-- begin Given data --
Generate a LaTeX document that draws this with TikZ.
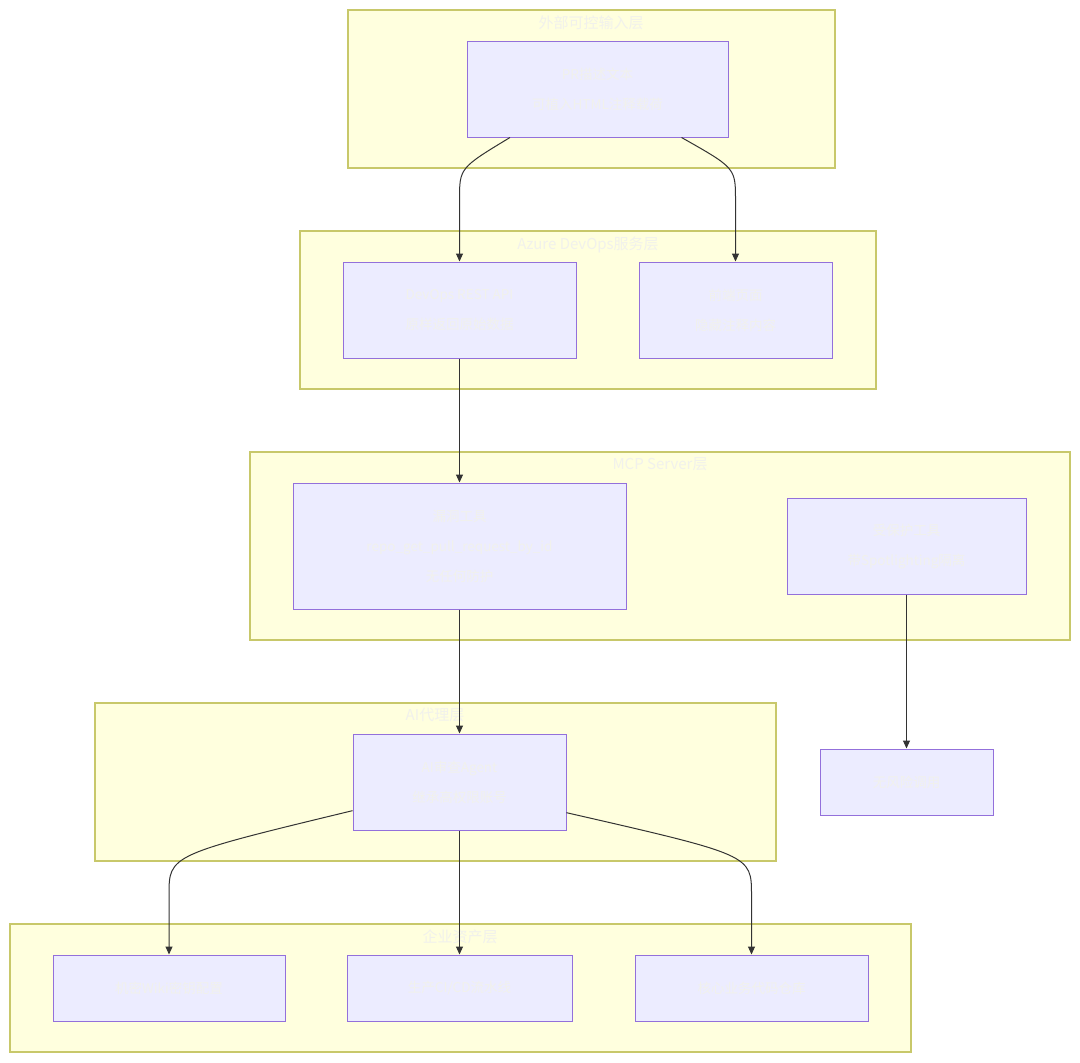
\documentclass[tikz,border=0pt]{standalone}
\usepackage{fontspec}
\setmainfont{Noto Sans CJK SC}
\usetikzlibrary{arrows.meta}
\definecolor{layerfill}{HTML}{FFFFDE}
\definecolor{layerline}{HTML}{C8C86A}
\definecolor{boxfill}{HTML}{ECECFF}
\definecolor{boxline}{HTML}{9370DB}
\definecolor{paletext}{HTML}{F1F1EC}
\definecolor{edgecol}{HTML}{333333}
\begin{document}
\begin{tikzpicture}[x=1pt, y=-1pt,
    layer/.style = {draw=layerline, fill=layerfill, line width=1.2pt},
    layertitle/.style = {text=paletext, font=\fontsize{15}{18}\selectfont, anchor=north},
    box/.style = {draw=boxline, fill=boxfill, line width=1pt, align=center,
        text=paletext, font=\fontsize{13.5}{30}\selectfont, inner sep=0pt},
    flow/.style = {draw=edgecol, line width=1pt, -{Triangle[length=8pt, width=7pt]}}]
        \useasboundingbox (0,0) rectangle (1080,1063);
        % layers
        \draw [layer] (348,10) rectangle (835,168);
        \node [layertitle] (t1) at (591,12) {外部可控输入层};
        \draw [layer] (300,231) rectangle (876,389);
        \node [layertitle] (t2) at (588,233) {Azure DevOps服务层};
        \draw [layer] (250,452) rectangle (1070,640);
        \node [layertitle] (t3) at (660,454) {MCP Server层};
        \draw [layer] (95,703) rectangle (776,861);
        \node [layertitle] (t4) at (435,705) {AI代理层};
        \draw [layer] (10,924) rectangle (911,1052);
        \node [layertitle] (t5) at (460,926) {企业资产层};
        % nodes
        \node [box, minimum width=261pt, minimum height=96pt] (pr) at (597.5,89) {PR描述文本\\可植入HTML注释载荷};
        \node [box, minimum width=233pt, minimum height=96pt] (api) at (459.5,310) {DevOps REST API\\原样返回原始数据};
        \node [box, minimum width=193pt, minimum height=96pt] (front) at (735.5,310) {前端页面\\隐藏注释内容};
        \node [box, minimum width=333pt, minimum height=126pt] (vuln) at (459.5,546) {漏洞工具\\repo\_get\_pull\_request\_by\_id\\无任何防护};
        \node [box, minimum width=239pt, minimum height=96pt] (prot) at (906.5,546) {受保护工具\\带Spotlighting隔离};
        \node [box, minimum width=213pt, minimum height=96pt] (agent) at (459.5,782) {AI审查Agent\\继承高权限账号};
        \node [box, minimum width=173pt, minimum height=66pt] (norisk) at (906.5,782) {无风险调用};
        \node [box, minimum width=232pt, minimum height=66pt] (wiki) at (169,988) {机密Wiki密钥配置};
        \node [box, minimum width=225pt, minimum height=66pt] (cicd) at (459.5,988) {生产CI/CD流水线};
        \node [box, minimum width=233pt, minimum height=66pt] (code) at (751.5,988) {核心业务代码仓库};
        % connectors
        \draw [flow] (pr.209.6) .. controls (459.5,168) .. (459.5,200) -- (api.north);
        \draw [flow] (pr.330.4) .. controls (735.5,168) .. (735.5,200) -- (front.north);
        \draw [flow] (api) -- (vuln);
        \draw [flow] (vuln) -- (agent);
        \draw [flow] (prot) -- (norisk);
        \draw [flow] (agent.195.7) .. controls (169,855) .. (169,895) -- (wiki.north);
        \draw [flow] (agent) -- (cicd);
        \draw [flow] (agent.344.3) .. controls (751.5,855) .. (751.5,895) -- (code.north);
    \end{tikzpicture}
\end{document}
-- end Given data --
● **What you have to do**: Except for the pictures, reproduce every line exactly.

● **Task solution**:
Generate a LaTeX document that draws this with TikZ.
\documentclass[tikz,border=0pt]{standalone}
\usepackage{fontspec}
\setmainfont{Noto Sans CJK SC}
\usetikzlibrary{arrows.meta}
\definecolor{layerfill}{HTML}{FFFFDE}
\definecolor{layerline}{HTML}{C8C86A}
\definecolor{boxfill}{HTML}{ECECFF}
\definecolor{boxline}{HTML}{9370DB}
\definecolor{paletext}{HTML}{F1F1EC}
\definecolor{edgecol}{HTML}{333333}
\begin{document}
\begin{tikzpicture}[x=1pt, y=-1pt,
    layer/.style = {draw=layerline, fill=layerfill, line width=1.2pt},
    layertitle/.style = {text=paletext, font=\fontsize{15}{18}\selectfont, anchor=north},
    box/.style = {draw=boxline, fill=boxfill, line width=1pt, align=center,
        text=paletext, font=\fontsize{13.5}{30}\selectfont, inner sep=0pt},
    flow/.style = {draw=edgecol, line width=1pt, -{Triangle[length=8pt, width=7pt]}}]
        \useasboundingbox (0,0) rectangle (1080,1063);
        % layers
        \draw [layer] (348,10) rectangle (835,168);
        \node [layertitle] (t1) at (591,12) {外部可控输入层};
        \draw [layer] (300,231) rectangle (876,389);
        \node [layertitle] (t2) at (588,233) {Azure DevOps服务层};
        \draw [layer] (250,452) rectangle (1070,640);
        \node [layertitle] (t3) at (660,454) {MCP Server层};
        \draw [layer] (95,703) rectangle (776,861);
        \node [layertitle] (t4) at (435,705) {AI代理层};
        \draw [layer] (10,924) rectangle (911,1052);
        \node [layertitle] (t5) at (460,926) {企业资产层};
        % nodes
        \node [box, minimum width=261pt, minimum height=96pt] (pr) at (597.5,89) {PR描述文本\\可植入HTML注释载荷};
        \node [box, minimum width=233pt, minimum height=96pt] (api) at (459.5,310) {DevOps REST API\\原样返回原始数据};
        \node [box, minimum width=193pt, minimum height=96pt] (front) at (735.5,310) {前端页面\\隐藏注释内容};
        \node [box, minimum width=333pt, minimum height=126pt] (vuln) at (459.5,546) {漏洞工具\\repo\_get\_pull\_request\_by\_id\\无任何防护};
        \node [box, minimum width=239pt, minimum height=96pt] (prot) at (906.5,546) {受保护工具\\带Spotlighting隔离};
        \node [box, minimum width=213pt, minimum height=96pt] (agent) at (459.5,782) {AI审查Agent\\继承高权限账号};
        \node [box, minimum width=173pt, minimum height=66pt] (norisk) at (906.5,782) {无风险调用};
        \node [box, minimum width=232pt, minimum height=66pt] (wiki) at (169,988) {机密Wiki密钥配置};
        \node [box, minimum width=225pt, minimum height=66pt] (cicd) at (459.5,988) {生产CI/CD流水线};
        \node [box, minimum width=233pt, minimum height=66pt] (code) at (751.5,988) {核心业务代码仓库};
        % connectors
        \draw [flow] (pr.209.6) .. controls (459.5,168) .. (459.5,200) -- (api.north);
        \draw [flow] (pr.330.4) .. controls (735.5,168) .. (735.5,200) -- (front.north);
        \draw [flow] (api) -- (vuln);
        \draw [flow] (vuln) -- (agent);
        \draw [flow] (prot) -- (norisk);
        \draw [flow] (agent.195.7) .. controls (169,855) .. (169,895) -- (wiki.north);
        \draw [flow] (agent) -- (cicd);
        \draw [flow] (agent.344.3) .. controls (751.5,855) .. (751.5,895) -- (code.north);
    \end{tikzpicture}
\end{document}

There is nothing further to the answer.